Comme toujours, les plus fébriles dans ce genre de situation restent les journalistes. En Allemagne, les quotidiens Handelsblatt et Süddeutsche Zeitung, peu suspects d’accointances progressistes, en sont venus à demander de « penser l’impensable » pour redresser les banques en situation de quasi-faillite, jusqu’à envisager de « jeter nos principes [libéraux] par-dessus bord ». Cotillons, confettis, ambiance de fin de soirée un peu éméchée autour de la piscine creusée par vingt-cinq ans d’endoctrinement contraire ? Ou aggiornamento réel (15) ?
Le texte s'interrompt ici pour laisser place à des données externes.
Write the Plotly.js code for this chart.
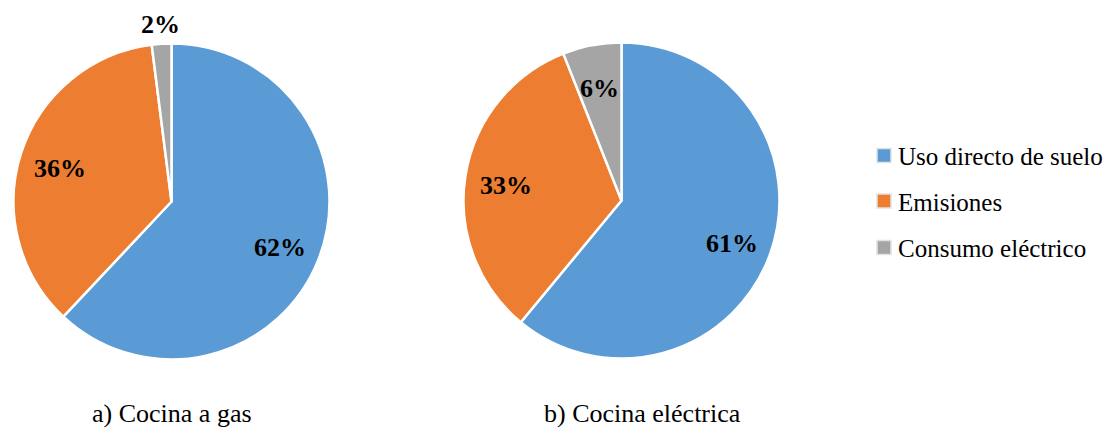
<!DOCTYPE html>
<html>
<head>
<meta charset="utf-8">
<script src="https://cdn.plot.ly/plotly-3.0.1.min.js"></script>
<style>
  html, body { margin: 0; padding: 0; background: #fff; }
  #chart { width: 1107px; height: 430px; }
</style>
</head>
<body>
<div id="chart"></div>
<script>
// Share of impact by source for two cooking systems
const categories = ['Uso directo de suelo', 'Emisiones', 'Consumo eléctrico'];
const gasValues = [62, 36, 2];
const electricValues = [61, 33, 6];
const captions = ['a) Cocina a gas', 'b) Cocina eléctrica'];
const sliceColors = ['#5B9BD5', '#ED7D31', '#A5A5A5'];

const W = 1107, H = 430;
const serif = 'Liberation Serif';

// Pie placement in pixels: centre and radius
const pies = [
  { values: gasValues, cx: 171.5, cy: 201.5, r: 158, caption: captions[0], capX: 172 },
  { values: electricValues, cx: 621.5, cy: 200.5, r: 158, caption: captions[1], capX: 642 }
];

const px = x => x / W;
const py = y => 1 - y / H;

const data = pies.map(p => ({
  type: 'pie',
  labels: categories,
  values: p.values,
  sort: false,
  direction: 'clockwise',
  rotation: 0,
  marker: { colors: sliceColors, line: { color: '#ffffff', width: 2.5 } },
  textinfo: 'none',
  domain: { x: [px(p.cx - p.r), px(p.cx + p.r)], y: [py(p.cy + p.r), py(p.cy - p.r)] },
  showlegend: false,
  hoverinfo: 'label+percent'
}));

const annotations = [];

// Percentage labels placed along each slice's mid-angle
pies.forEach(p => {
  const total = p.values.reduce((a, b) => a + b, 0);
  let cum = 0;
  p.values.forEach(v => {
    const mid = (cum + v / 2) / total;
    cum += v;
    const theta = 2 * Math.PI * mid;
    const outside = v / total < 0.04;
    const k = outside ? 1.12 : 0.74;
    annotations.push({
      text: '<b>' + v + '%</b>',
      x: px(p.cx + k * p.r * Math.sin(theta)),
      y: py(p.cy - k * p.r * Math.cos(theta) + (outside ? 0 : 3)),
      xref: 'paper', yref: 'paper', xanchor: 'center', yanchor: 'middle',
      showarrow: false,
      font: { family: serif, size: 26, color: '#000000' }
    });
  });
  annotations.push({
    text: p.caption, x: px(p.capX), y: py(413),
    xref: 'paper', yref: 'paper', xanchor: 'center', yanchor: 'middle',
    showarrow: false, font: { family: serif, size: 26, color: '#000000' }
  });
});

// Legend: one swatch and label per category
const legendRows = [155.5, 201, 247.5];
const shapes = [];
categories.forEach((c, i) => {
  const yc = legendRows[i];
  shapes.push({
    type: 'rect', xref: 'paper', yref: 'paper',
    x0: px(877), x1: px(891), y0: py(yc + 7), y1: py(yc - 7),
    fillcolor: sliceColors[i], line: { color: '#e2e2e2', width: 1.5 }
  });
  annotations.push({
    text: c, x: px(896), y: py(yc + 1),
    xref: 'paper', yref: 'paper', xanchor: 'left', yanchor: 'middle',
    showarrow: false, font: { family: serif, size: 25, color: '#000000' }
  });
});

const layout = {
  width: W,
  height: H,
  margin: { l: 0, r: 0, t: 0, b: 0 },
  paper_bgcolor: '#ffffff',
  font: { family: serif, color: '#000000' },
  showlegend: false,
  annotations: annotations,
  shapes: shapes
};

Plotly.newPlot('chart', data, layout, { displayModeBar: false, staticPlot: true });
</script>
</body>
</html>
Pour les aggiornamentos, il faut sans doute faire davantage confiance à l’Italie. M. Giulio Tremonti, universitaire, économiste très libéral, éminence grise et ministre de l’économie de M. Silvio Berlusconi de 2001 à 2004 (16) s’est carrément fendu, en pleine campagne des législatives, d’un mea culpa retentissant, en publiant un essai qui a fait un peu de bruit. « Le marché, écrit-il, l’idéologie totalitaire inventée pour gouverner le XXIe siècle, a diabolisé l’Etat et presque tout ce qui était public ou communautaire, en mettant le marché souverain en position de dominer tout le reste. Maintenant, on ne peut plus dire que c’était la ligne juste, la seule ligne (17). »

Notre sort est entre de bonnes mains. Pour une part non négligeable, le pari qui nous reste à faire est en effet de compter sur un retournement rapide et enthousiaste de nos élites, pour qu’elles changent les paroles des chansons qui les maintiendront au pouvoir. La porte est évidemment étroite.